The Financial Year-End process in d6 enables administrators to finalise the previous financial year, post audit journals, and allocate net profit or loss to the appropriate equity accounts. This ensures that the General Ledger reflects an accurate opening balance for the new financial year.
Finances > General Ledger > Year End
The Finance Year-End provides a structured five-step process to transition the school’s financial records from one fiscal period to the next. It ensures that all temporary accounts (income and expenditure) are cleared to the relevant equity account (such as Retained Income and Accumulated Funds), maintaining data integrity and compliance with auditing standards.
Before initiating the Year-End Process, ensure the following are completed:
Project finalisation: Close all projects impacting profit or loss for the current financial year.
Reconciliations: Complete bank reconciliations for all bank accounts as at the final day of the financial year (e.g., 31 December). If no bank statements are available but the account remains open, contact Support. If an account has been closed with the bank and the balance is zero, close it on d6 via Finances > Cashbook > Accounts.
Journal maintenance: Ensure all open journals, including the Opening Balance journal, are posted before starting.
Click Do the Year-End and progress through the following steps in order:
Step 0 — Allow posting of financial transactions: The system remains open for transactions relevant to the previous financial year while preparations are made. This is the default starting step.
Step 1 — Block posting of financial transactions: Prevents any further transactions or changes in the previous financial year, ensuring data remains accurate and protected.
Step 2 — Trial Balance submission: Indicates that the final Trial Balance has been downloaded and submitted to the auditors.
Step 3 — Allow creation and posting of audit journals: Opens the journal function specifically for the final day of the financial year. Capture and post all audit journals provided by auditors. If subledger adjustments are needed (e.g., Debtors or Creditors), return to Step 0 first. Some accounts are restricted — click HERE for more information.

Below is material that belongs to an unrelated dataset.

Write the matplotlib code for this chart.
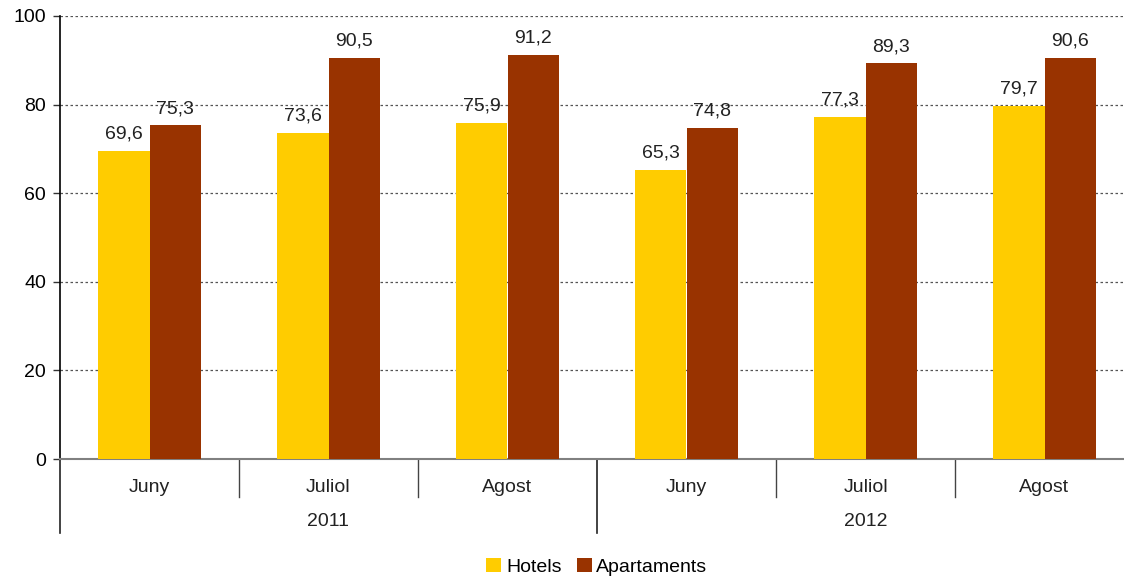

Step 4 — Create the year-end journal and allocate the net profit: Generates the Finance Year-End journal. Indicate how the surplus or deficit should be allocated between the relevant equity accounts (e.g., Hostel Accumulated Funds and School Fees Accumulated Funds).
Step 5 — Post the year-end journal to the General Ledger: Posts the final Year-End journal to the General Ledger. This action officially closes the year.
Automated balancing: The system calculates the net surplus or deficit based on the difference between total income and total expenditure.
Journal generation: Step 5 posts a system-generated journal that resets Income Statement accounts to zero and updates Retained Earnings or Accumulated Funds accounts.
Sequence enforcement: Steps must be completed in numerical order. Step 5 cannot be performed before Step 1.
Date restrictions: Audit journals in Step 3 are locked to the final day of the financial year.
Data integrity: Once Step 1 is active, the previous year is locked to prevent discrepancies between the audited financial statements and the system’s Trial Balance.
No. Steps must be completed in order. The system enforces the sequence to ensure that no further transactions alter the figures being transferred to equity.
Return to Step 0 to allow posting, process the necessary corrections to Debtors or Creditors, and then progress back through to Step 3 before continuing.
Step 5 posts the year-end journal that clears all income and expenditure account balances to zero and transfers the net surplus or deficit to the designated equity accounts (Retained Income, Accumulated Funds, etc.).